Fair progression

Fair progression is a server style where advancement feels earned and comparable across the playerbase. You can join late, play well, and catch up because power comes from time, choices, and in game skill, not hidden boosts or cash shortcuts. It is not about being fast or slow, it is about being consistent and legible.

The loop stays satisfying because the rules land evenly: gather, build, trade, and fight without wondering who skipped the line. Economies avoid runaway inflation through real sinks and controlled sources. Gear progression follows a clear path, without donor kits that jump straight to endgame, exclusive enchants tied to ranks, or permanent advantages reserved for early joiners.

Fair progression shows in the pressure points. Elytra, mending, villagers, spawners, and key loot are managed so the first group to find a fortress cannot lock the server into a private monopoly. If PvP or raiding is part of the world, it is tuned so geared players are dangerous but beatable, and a loss is a setback you can recover from, not a wipe that ends your season.

The vibe is competitive without feeling rigged. When someone is stacked, you assume they earned it. That baseline trust is the appeal.

Does fair progression mean no ranks or store?

Not always. Many fair progression servers still fund themselves, but they keep purchases from affecting combat power or core resource access. Cosmetic ranks are common. Convenience perks only stay fair when they are capped and do not replace the normal path through travel, grinding, and risk.

What are the fastest red flags that progression is not fair?

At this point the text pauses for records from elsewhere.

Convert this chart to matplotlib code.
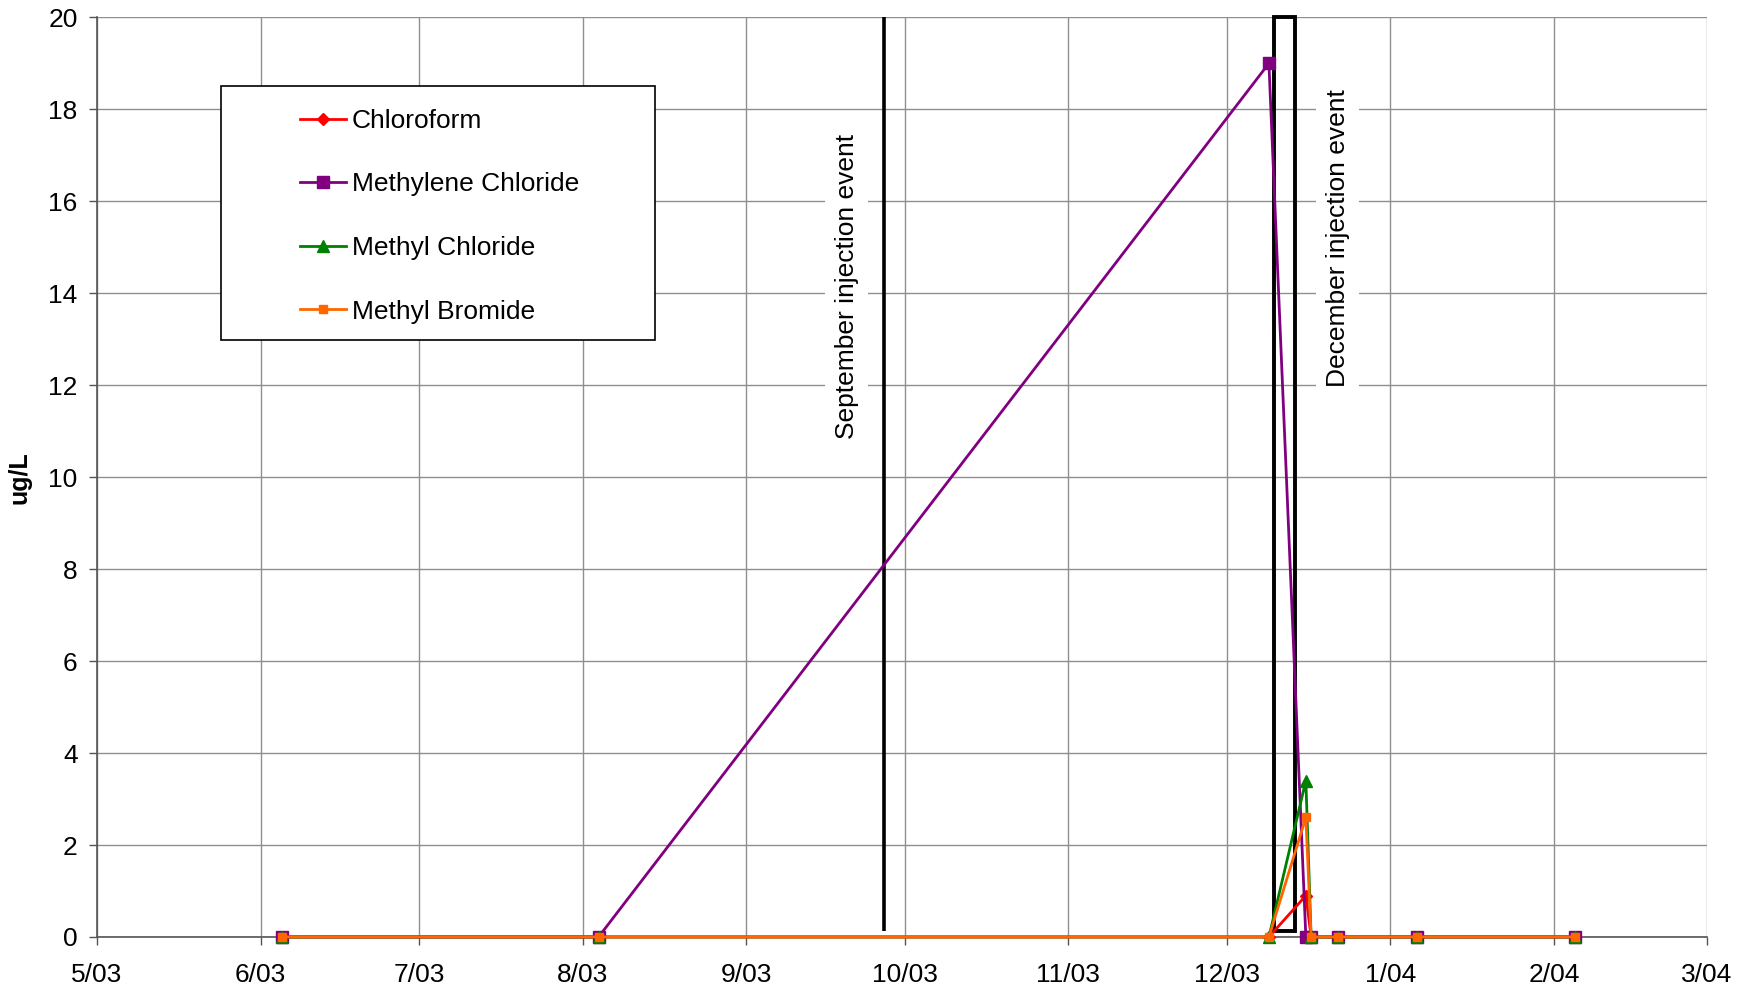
import matplotlib
matplotlib.use("Agg")
import matplotlib.pyplot as plt
import matplotlib.dates as mdates
from matplotlib.patches import Rectangle
import pandas as pd

# Sampling dates and concentrations (ug/L)
sample_dates = ["2003-06-05", "2003-08-04", "2003-12-09", "2003-12-16",
                "2003-12-17", "2003-12-22", "2004-01-06", "2004-02-05"]
chloroform = [0, 0, 0, 0.9, 0, 0, 0, 0]
methylene_chloride = [0, 0, 19.0, 0, 0, 0, 0, 0]
methyl_chloride = [0, 0, 0, 3.4, 0, 0, 0, 0]
methyl_bromide = [0, 0, 0, 2.6, 0, 0, 0, 0]
series_names = ["Chloroform", "Methylene Chloride", "Methyl Chloride", "Methyl Bromide"]

# Injection events
september_event = "2003-09-27"
december_event = ("2003-12-10", "2003-12-14")
event_labels = ["September injection event", "December injection event"]

x_start, x_end = "2003-05-01", "2004-03-01"
y_ticks = list(range(0, 21, 2))

plt.rcParams["font.family"] = ["Liberation Sans", "DejaVu Sans"]

dates = pd.to_datetime(sample_dates)
fig = plt.figure(figsize=(17.49, 9.91), dpi=100)
ax = fig.add_axes([0.0555, 0.0545, 0.9205, 0.928])

styles = [
    dict(color="#FF0000", marker="D", markersize=6),
    dict(color="#800080", marker="s", markersize=8),
    dict(color="#008000", marker="^", markersize=8.5),
    dict(color="#FF6600", marker="s", markersize=5.5),
]
values = [chloroform, methylene_chloride, methyl_chloride, methyl_bromide]
handles = []
for name, vals, st in zip(series_names, values, styles):
    h, = ax.plot(dates, vals, linewidth=2.0, label=name, zorder=5,
                 markeredgecolor=st["color"], clip_on=False, **st)
    handles.append(h)

# September event: single vertical line
sep = mdates.date2num(pd.Timestamp(september_event))
ax.plot([sep, sep], [0.12, 20], color="black", linewidth=2.6, zorder=4,
        solid_capstyle="butt", clip_on=False)

# December event: narrow rectangle spanning the injection period
d0 = mdates.date2num(pd.Timestamp(december_event[0]))
d1 = mdates.date2num(pd.Timestamp(december_event[1]))
ax.add_patch(Rectangle((d0, 0.12), d1 - d0, 20 - 0.12, fill=False,
                       edgecolor="black", linewidth=2.8, zorder=4, clip_on=False))

bbox = dict(boxstyle="square,pad=0.35", facecolor="white", edgecolor="none")
ax.text(mdates.date2num(pd.Timestamp("2003-09-20")), 14.15, event_labels[0],
        rotation=90, ha="center", va="center", fontsize=19, bbox=bbox, zorder=3)
ax.text(mdates.date2num(pd.Timestamp("2003-12-22")), 15.2, event_labels[1],
        rotation=90, ha="center", va="center", fontsize=19, bbox=bbox, zorder=3)

# Axes scales and ticks
months = pd.date_range(x_start, x_end, freq="MS")
ax.set_xlim(mdates.date2num(months[0]), mdates.date2num(months[-1]))
ax.set_ylim(0, 20)
ax.set_xticks(mdates.date2num(months))
ax.set_xticklabels([f"{d.month}/{d.strftime('%y')}" for d in months])
ax.set_yticks(y_ticks)
ax.tick_params(axis="both", labelsize=19, direction="out", length=6,
               color="#555555", width=1)
ax.tick_params(axis="x", pad=13)
ax.tick_params(axis="y", pad=8)
ax.grid(True, color="#8f8f8f", linewidth=1)
ax.set_axisbelow(True)
for side in ("top", "right"):
    ax.spines[side].set_visible(False)
for side in ("left", "bottom"):
    ax.spines[side].set_color("#555555")
    ax.spines[side].set_linewidth(1.2)

ax.set_ylabel("ug/L", fontsize=18, fontweight="bold")
ax.yaxis.set_label_coords(-0.041, 0.5)

# Legend box with entries
ax.add_patch(Rectangle((0.0770, 0.6496), 0.2696, 0.2753, transform=ax.transAxes,
                       facecolor="white", edgecolor="black", linewidth=1.2, zorder=6))
leg = ax.legend(handles=handles, loc="upper left", bbox_to_anchor=(0.1262, 0.9005),
                frameon=False, fontsize=19, handlelength=1.75, handletextpad=0.2,
                labelspacing=1.5, borderpad=0, borderaxespad=0)
leg.set_zorder(7)

fig.savefig("out.png", dpi=100)
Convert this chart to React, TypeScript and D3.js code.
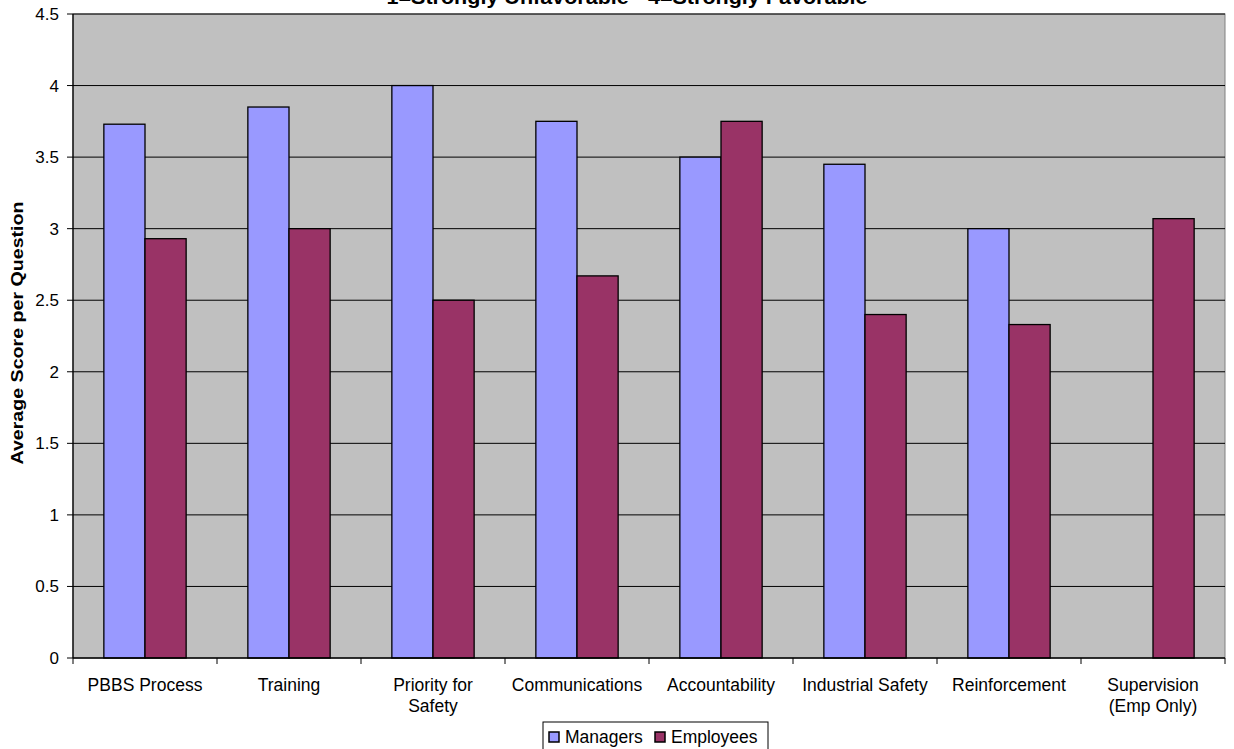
import React from 'react';
import * as d3 from 'd3';

const categories = [
  ['PBBS Process'],
  ['Training'],
  ['Priority for', 'Safety'],
  ['Communications'],
  ['Accountability'],
  ['Industrial Safety'],
  ['Reinforcement'],
  ['Supervision', '(Emp Only)'],
];
const managers: (number | null)[] = [3.73, 3.85, 4.0, 3.75, 3.5, 3.45, 3.0, null];
const employees: (number | null)[] = [2.93, 3.0, 2.5, 2.67, 3.75, 2.4, 2.33, 3.07];
const yTicks = [0, 0.5, 1, 1.5, 2, 2.5, 3, 3.5, 4, 4.5];
const seriesNames = ['Managers', 'Employees'];
const colors = ['#9999FF', '#993366'];

export default function App() {
  const W = 1234, H = 749;
  const left = 73, right = 1225, top = 14, bottom = 658;

  const x = d3.scaleBand<number>()
    .domain(categories.map((_, i) => i))
    .range([left, right])
    .paddingInner(0)
    .paddingOuter(0);
  const y = d3.scaleLinear().domain([0, 4.5]).range([bottom, top]);

  const groupW = x.bandwidth();
  const barW = groupW / 3.5;
  const gap = (groupW - 2 * barW) / 2;
  const series = [managers, employees];

  const font = 'Arial, "Liberation Sans", sans-serif';

  return (
    <svg width={W} height={H} style={{ position: 'absolute', left: 0, top: 0, background: '#fff' }}
      fontFamily={font}>
      <rect x={left} y={top} width={right - left} height={bottom - top} fill="#C0C0C0" stroke="#808080" />
      {yTicks.filter(t => t > 0).map(t => (
        <line key={t} x1={left} x2={right} y1={y(t)} y2={y(t)} stroke="#000" strokeWidth={1} />
      ))}
      {series.map((vals, s) =>
        vals.map((v, i) => v == null ? null : (
          <rect key={`${s}-${i}`}
            x={x(i)! + gap + s * barW}
            y={y(v)}
            width={barW}
            height={y(0) - y(v)}
            fill={colors[s]} stroke="#000" strokeWidth={1.3} />
        ))
      )}
      {/* axes */}
      <line x1={left} x2={left} y1={top} y2={bottom} stroke="#000" strokeWidth={1.3} />
      <line x1={left} x2={right} y1={bottom} y2={bottom} stroke="#000" strokeWidth={1.3} />
      {yTicks.map(t => (
        <g key={t}>
          <line x1={left - 6} x2={left} y1={y(t)} y2={y(t)} stroke="#000" />
          <text x={59} y={y(t)} dy="0.35em" textAnchor="end" fontSize={17}>{t}</text>
        </g>
      ))}
      {categories.map((_, i) => (
        <line key={i} x1={x(i)! + groupW} x2={x(i)! + groupW} y1={bottom} y2={bottom + 6} stroke="#000" />
      ))}
      <line x1={left} x2={left} y1={bottom} y2={bottom + 6} stroke="#000" />
      {categories.map((lines, i) => (
        <text key={i} x={x(i)! + groupW / 2} y={691} textAnchor="middle" fontSize={17.5}>
          {lines.map((l, j) => (
            <tspan key={j} x={x(i)! + groupW / 2} dy={j === 0 ? 0 : 21}>{l}</tspan>
          ))}
        </text>
      ))}
      <text x={627} y={4} textAnchor="middle" fontSize={20} fontWeight="bold"
        textLength={481} lengthAdjust="spacingAndGlyphs">
        1=Strongly Unfavorable - 4=Strongly Favorable
      </text>
      <text transform={`translate(23,333) rotate(-90)`} textAnchor="middle"
        fontSize={17} fontWeight="bold" textLength={263} lengthAdjust="spacingAndGlyphs">Average Score per Question</text>
      {/* legend */}
      <rect x={543} y={722} width={225} height={32} fill="#fff" stroke="#000" />
      {seriesNames.map((n, i) => {
        const lx = i === 0 ? 549 : 655;
        return (
          <g key={n}>
            <rect x={lx} y={732} width={10} height={10} fill={colors[i]} stroke="#000" strokeWidth={1.5} />
            <text x={lx + 16} y={743} fontSize={17.5}>{n}</text>
          </g>
        );
      })}
    </svg>
  );
}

Any store item that sells gear, keys, crates with power items, or exclusive enchants. Also watch for vague rules around staff perks, private spawner access, or special loot tables that only certain players can reach. If power sources are hidden, fairness will not hold.

How do fair progression servers prevent early groups from owning everything?

They put guardrails on snowball mechanics: limiting spawner stacking, keeping villager trading from printing infinite value, controlling elytra supply, and adding sinks so money and gear do not compound forever. The goal is to keep advantages real, but not permanent.

Is fair progression only for peaceful servers?

No. It works well with PvP and raiding when recovery is realistic and fights are not decided by purchased power. The best versions keep conflict meaningful while making it possible to regear and re-enter the scene.